3. How have you been affected by the increasing demands placed on salaried workers in an age of 24/7 availability? Who at your company would need to be convinced that reduced work hours and increased flexibility in scheduling could actually lead to increased productivity and profit?

4. How did you react to the author's interviews with Pat Buchanan and other traditionalists? What sustains their point of view?

5. What would it take for programs such as the Menlo Innovations approach in Ann Arbor and the Alternative Work Schedule at the Pentagon to become the norm throughout the United States? What do the book's progressive examples tell us about the best way to achieve change?

6. What are the most frequent contributors to your time confetti? If you could convert all of your confetti into leisure time, would you feel guilty?

7. Discuss the true equality proposed by Jessica DeGroot at ThirdPath Institute. Have you seen it in action in your community?

8. How would you respond to those who say women have only themselves to blame for the inequities they endure in the ratio of leisure time to "on call" time? What enabled Schulte to leave her kids behind and trust Tom? How did that help them work through their impasse?

9. What is at the root of discrimination against working moms, both in the workplace and among certain circles of stay-at-home moms? What do cases such as that of Renate Rivelli, the Brown Palace Hotel employee described in chapter 5, illustrate about the grossly inaccurate perceptions of a working mother's capabilities?

10. How would you answer the central questions posed by Schulte in chapter 9: who's right, what's best, and how do we stop the insanity? What did you learn from her sojourn in Denmark, where work hours are shorter and highly focused while the economy remains robust? How could the concept of hygge help us redefine the ideal standard of living?

11. In your opinion, why does the ideal of the self-sacrificing mother persist, despite the gains of the feminist movement? Why have so many American families resisted the fact that dads also have a parenting instinct, and that a diverse caretaking community can have a highly positive impact on a child's well-being?

12. One of the findings presented in Overwhelmed is the notion that grit and self-confidence, rather than income or GPA, are strong predictors of happiness. What do our barometers of success say about our real values as a society? Is happiness—whose pursuit is touted in the Declaration of Independence—still valued in the United States?
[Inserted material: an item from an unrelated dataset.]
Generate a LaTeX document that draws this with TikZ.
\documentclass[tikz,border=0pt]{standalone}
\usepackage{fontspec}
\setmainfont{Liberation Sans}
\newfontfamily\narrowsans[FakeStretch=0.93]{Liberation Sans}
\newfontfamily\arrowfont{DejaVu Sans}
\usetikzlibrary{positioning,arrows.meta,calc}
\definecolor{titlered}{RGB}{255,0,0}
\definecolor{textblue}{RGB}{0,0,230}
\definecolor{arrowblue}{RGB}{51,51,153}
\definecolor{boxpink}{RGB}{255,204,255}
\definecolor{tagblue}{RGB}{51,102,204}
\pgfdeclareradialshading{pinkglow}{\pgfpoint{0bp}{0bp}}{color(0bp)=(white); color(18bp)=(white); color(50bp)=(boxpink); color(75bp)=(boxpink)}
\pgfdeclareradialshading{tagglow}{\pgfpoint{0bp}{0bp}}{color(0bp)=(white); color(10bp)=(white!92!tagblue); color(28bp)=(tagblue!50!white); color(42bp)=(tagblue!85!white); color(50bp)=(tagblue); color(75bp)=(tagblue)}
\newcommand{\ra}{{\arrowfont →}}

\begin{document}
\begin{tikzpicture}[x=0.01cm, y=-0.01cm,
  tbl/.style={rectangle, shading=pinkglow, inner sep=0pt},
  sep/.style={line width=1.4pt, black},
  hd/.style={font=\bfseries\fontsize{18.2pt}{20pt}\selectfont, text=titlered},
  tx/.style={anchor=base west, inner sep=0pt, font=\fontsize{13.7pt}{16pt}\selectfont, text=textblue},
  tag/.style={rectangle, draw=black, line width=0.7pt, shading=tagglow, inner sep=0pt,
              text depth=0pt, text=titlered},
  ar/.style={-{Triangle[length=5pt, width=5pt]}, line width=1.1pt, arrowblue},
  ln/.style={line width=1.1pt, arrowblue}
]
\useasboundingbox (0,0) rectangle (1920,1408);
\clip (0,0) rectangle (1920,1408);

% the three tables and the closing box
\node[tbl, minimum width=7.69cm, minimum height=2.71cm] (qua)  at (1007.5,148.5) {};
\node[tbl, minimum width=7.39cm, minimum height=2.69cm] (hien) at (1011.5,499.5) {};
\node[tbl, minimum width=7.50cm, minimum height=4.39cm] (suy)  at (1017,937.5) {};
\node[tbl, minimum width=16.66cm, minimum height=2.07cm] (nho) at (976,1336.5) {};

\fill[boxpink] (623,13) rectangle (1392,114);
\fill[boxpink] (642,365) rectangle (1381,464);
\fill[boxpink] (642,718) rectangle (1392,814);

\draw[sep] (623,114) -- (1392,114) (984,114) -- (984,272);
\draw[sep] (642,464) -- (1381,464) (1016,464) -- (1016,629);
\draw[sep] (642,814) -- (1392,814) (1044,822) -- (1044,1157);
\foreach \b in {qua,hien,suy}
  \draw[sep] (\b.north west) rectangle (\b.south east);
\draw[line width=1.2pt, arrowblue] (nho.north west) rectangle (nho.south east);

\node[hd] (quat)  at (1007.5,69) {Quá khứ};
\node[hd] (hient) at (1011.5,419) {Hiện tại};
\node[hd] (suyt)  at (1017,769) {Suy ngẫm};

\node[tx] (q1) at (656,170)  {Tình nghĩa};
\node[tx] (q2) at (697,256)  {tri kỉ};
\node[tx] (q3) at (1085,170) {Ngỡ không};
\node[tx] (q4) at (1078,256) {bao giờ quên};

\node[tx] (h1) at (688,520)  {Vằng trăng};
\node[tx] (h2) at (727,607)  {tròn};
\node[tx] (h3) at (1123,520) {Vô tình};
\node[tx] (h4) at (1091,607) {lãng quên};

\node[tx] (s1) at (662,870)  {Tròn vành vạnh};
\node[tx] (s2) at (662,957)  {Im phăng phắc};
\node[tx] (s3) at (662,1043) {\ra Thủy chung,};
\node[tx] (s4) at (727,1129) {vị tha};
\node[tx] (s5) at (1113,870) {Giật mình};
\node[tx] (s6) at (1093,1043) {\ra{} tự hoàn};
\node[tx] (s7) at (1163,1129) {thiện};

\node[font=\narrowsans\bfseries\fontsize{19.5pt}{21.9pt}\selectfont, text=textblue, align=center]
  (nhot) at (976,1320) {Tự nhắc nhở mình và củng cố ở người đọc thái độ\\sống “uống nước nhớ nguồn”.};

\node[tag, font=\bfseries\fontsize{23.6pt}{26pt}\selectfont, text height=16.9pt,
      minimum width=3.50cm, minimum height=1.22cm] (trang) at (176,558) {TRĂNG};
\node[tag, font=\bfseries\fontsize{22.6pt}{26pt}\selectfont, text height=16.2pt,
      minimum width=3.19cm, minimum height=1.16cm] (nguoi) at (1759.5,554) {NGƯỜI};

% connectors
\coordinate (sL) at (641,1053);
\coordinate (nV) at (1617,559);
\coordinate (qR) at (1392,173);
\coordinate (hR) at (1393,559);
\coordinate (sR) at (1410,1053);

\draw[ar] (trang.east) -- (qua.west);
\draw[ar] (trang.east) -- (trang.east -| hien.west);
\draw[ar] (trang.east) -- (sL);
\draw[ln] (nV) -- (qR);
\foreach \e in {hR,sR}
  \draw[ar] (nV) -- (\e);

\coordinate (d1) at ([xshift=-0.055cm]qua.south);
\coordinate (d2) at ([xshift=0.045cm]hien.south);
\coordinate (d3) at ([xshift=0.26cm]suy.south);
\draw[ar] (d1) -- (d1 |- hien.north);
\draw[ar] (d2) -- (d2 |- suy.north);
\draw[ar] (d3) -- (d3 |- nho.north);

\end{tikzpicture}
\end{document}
13. Discuss the concept of contaminated time. Knowing that the brain's working memory can hold only seven pieces of information at once, how would you begin to clear your cluttered mind—even if the responsibilities of work and home seem to follow you 24/7? What kind of space would "decontamination" create in your life?
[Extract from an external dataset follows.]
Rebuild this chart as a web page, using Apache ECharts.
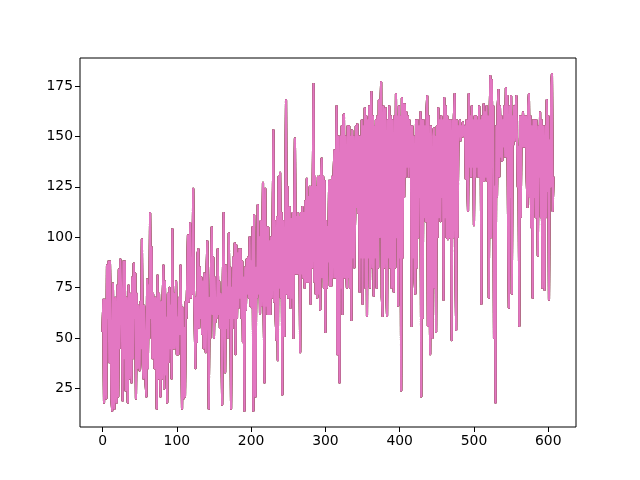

14. Overwhelmed underscores the fact that years of history and cultural conditioning have spurred women to work harder than men, even during supposed time off: If a woman wants to watch TV, she'd better fold some laundry while she's at it. If she'd like to read a book, she should do it on the treadmill. On family "vacations," Mom will make sure that all of the kids' needs are met. Does this ring true for you? Do the men and women in your world manage time differently? If so, what can they do to silence that little voice that says women don't deserve to rest? What would motivate you to give yourself a break, even if it incites uproar at first?

15. Drawing on the author's closing advice to "do one thing," which of her changes will you implement in work, play, and love? What predictions would you make about the way future generations will balance their time among parenting, career, and leisure?